Pointing out that the great Greek Catholic men of letters and artists understood better than anyone that East and West converged through the cultural creativity of Christianity, Novák said that, in line with the Latin locution Ex Oriente Lux, “Out of the East, Light,” Byzantine Rite Catholics brought “the light of the East to Western Christian culture.”
With the aim of bringing Christian peoples together through art, the museum’s curators are also looking for contemporary artists whose work is inspired by the faith (particularly in Romania, Ukraine and Poland, where there is a strong Greek-Catholic presence) to add to the collections on display.
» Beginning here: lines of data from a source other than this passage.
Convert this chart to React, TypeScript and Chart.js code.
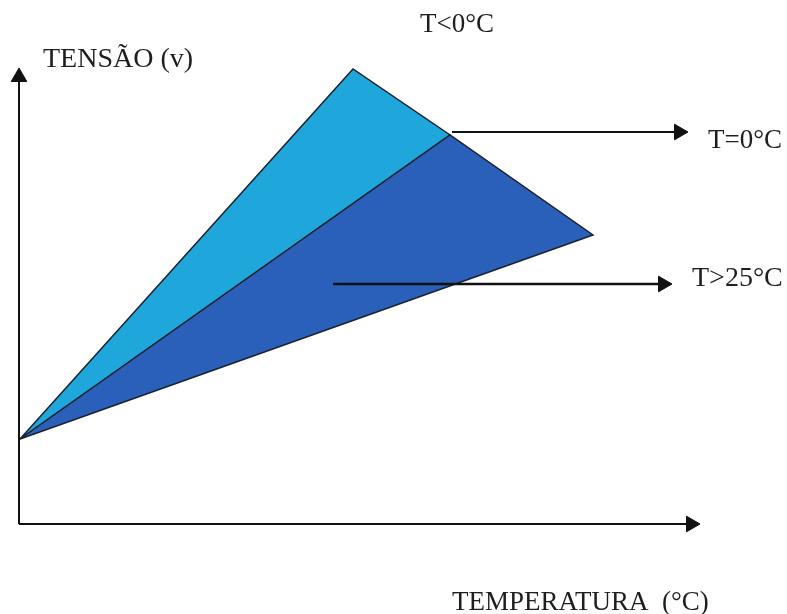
import React, { useEffect, useRef } from "react";
import { Chart, registerables } from "chart.js";

Chart.register(...registerables);

// Diagram coordinates (temperature units on x, voltage units on y)
const coldTriangle = [
  { x: 0.1, y: 8.5 },
  { x: 33.4, y: 45.5 },
  { x: 43.1, y: 38.9 },
  { x: 0.1, y: 8.5 },
];
const hotTriangle = [
  { x: 0.1, y: 8.5 },
  { x: 43.1, y: 38.9 },
  { x: 57.4, y: 28.9 },
  { x: 0.1, y: 8.5 },
];
const yAxisArrow = [
  { x: 0, y: 0 },
  { x: 0, y: 44.7 },
];
const xAxisArrow = [
  { x: 0, y: 0 },
  { x: 67.2, y: 0 },
];
const zeroArrow = [
  { x: 43.3, y: 39.2 },
  { x: 66.0, y: 39.2 },
];
const hotArrow = [
  { x: 31.4, y: 24.0 },
  { x: 64.4, y: 24.0 },
];
const labelTexts = ["TENSÃO (v)", "T<0°C", "T=0°C", "T>25°C", "TEMPERATURA  (°C)"];
const labelX = [2.4, 40.1, 68.9, 67.3, 43.3];
const labelY = [45.7, 49.2, 37.6, 23.8, -8.6];
const labelSize = [28, 27, 27, 28, 27];

const xMin = -1.9;
const xMax = 76.8;
const yMin = -9.0;
const yMax = 52.4;

const textPlugin = {
  id: "diagramLabels",
  afterDatasetsDraw(chart: any) {
    const ctx = chart.ctx;
    const xs = chart.scales.x;
    const ys = chart.scales.y;
    ctx.save();
    ctx.fillStyle = "#1e1e1e";
    ctx.textAlign = "left";
    ctx.textBaseline = "alphabetic";
    labelTexts.forEach((t, i) => {
      ctx.font = `${labelSize[i]}px "Liberation Serif", "DejaVu Serif", serif`;
      ctx.fillText(t, xs.getPixelForValue(labelX[i]), ys.getPixelForValue(labelY[i]));
    });
    ctx.restore();
  },
};

function arrowDataset(data: any[], rotation: number, width: number) {
  return {
    data,
    showLine: true,
    borderColor: "#111111",
    borderWidth: width,
    backgroundColor: "#111111",
    pointBackgroundColor: "#111111",
    pointBorderColor: "#111111",
    pointBorderWidth: 1,
    pointStyle: "triangle",
    pointRadius: [0, 9],
    pointRotation: [0, rotation],
    fill: false,
    order: 0,
  };
}

export default function App() {
  const ref = useRef<HTMLCanvasElement | null>(null);
  useEffect(() => {
    document.body.style.margin = "0";
    const canvas = ref.current;
    if (!canvas) return;
    const chart = new Chart(canvas, {
      type: "scatter",
      data: {
        datasets: [
          arrowDataset(yAxisArrow, 0, 2),
          arrowDataset(xAxisArrow, 90, 2),
          arrowDataset(zeroArrow, 90, 2),
          arrowDataset(hotArrow, 90, 2.5),
          {
            data: coldTriangle,
            showLine: true,
            fill: "shape",
            backgroundColor: "#1fa7dc",
            borderColor: "#1a2230",
            borderWidth: 1.5,
            pointRadius: 0,
            tension: 0,
            order: 2,
          },
          {
            data: hotTriangle,
            showLine: true,
            fill: "shape",
            backgroundColor: "#2a60ba",
            borderColor: "#1a2230",
            borderWidth: 1.5,
            pointRadius: 0,
            tension: 0,
            order: 1,
          },
        ] as any,
      },
      options: {
        animation: false,
        responsive: true,
        maintainAspectRatio: false,
        events: [],
        layout: { padding: 0, autoPadding: false },
        plugins: {
          legend: { display: false },
          tooltip: { enabled: false },
        },
        scales: {
          x: { type: "linear", min: xMin, max: xMax, display: false },
          y: { type: "linear", min: yMin, max: yMax, display: false },
        },
      } as any,
      plugins: [textPlugin],
    });
    return () => chart.destroy();
  }, []);
  return (
    <div style={{ position: "absolute", left: 0, top: 0, width: 787, height: 614, background: "#ffffff" }}>
      <canvas ref={ref} />
    </div>
  );
}
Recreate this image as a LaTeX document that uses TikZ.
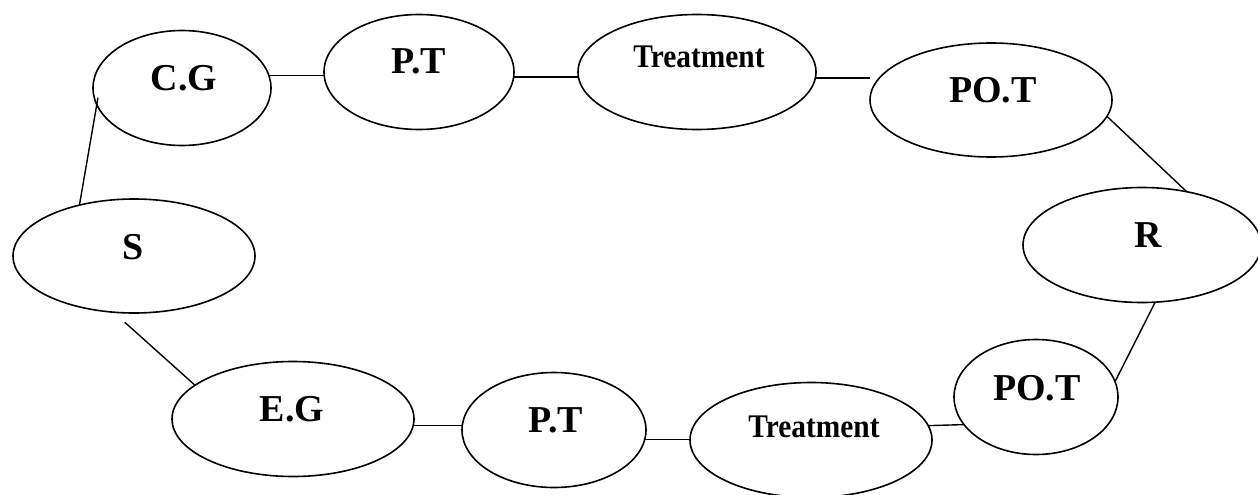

Indeed, while the museum — managed by the metropolitan see — is intended for a universal public that is not limited to believers, it represents for its promoters a unique opportunity to make hearts sensitive to the great beauty of Revelation and the rich artistic tradition it has engendered. The special importance of icons for Greek Catholics and Orthodox alike lies in the fact that they are considered to be a direct reflection of the saints, rather than a mere representation of them, thus exalting their evangelizing significance and the missionary function of the artist.
“Our museum has a vocation of openness to the world, which must not obscure the fact that all these liturgical objects, which are treasures of the Christian faith, have been imbued with the prayers of generations that have gone before us for centuries,” Szabó said, expressing her hope that this will awaken in everyone the desire to contemplate the sacred mysteries and to participate in the Divine Liturgy.
“By contemplating these works,” she concluded, “we can see great witnesses to the faith, who continue to live on through the eyes of the visitor, and offer us a window to eternity.”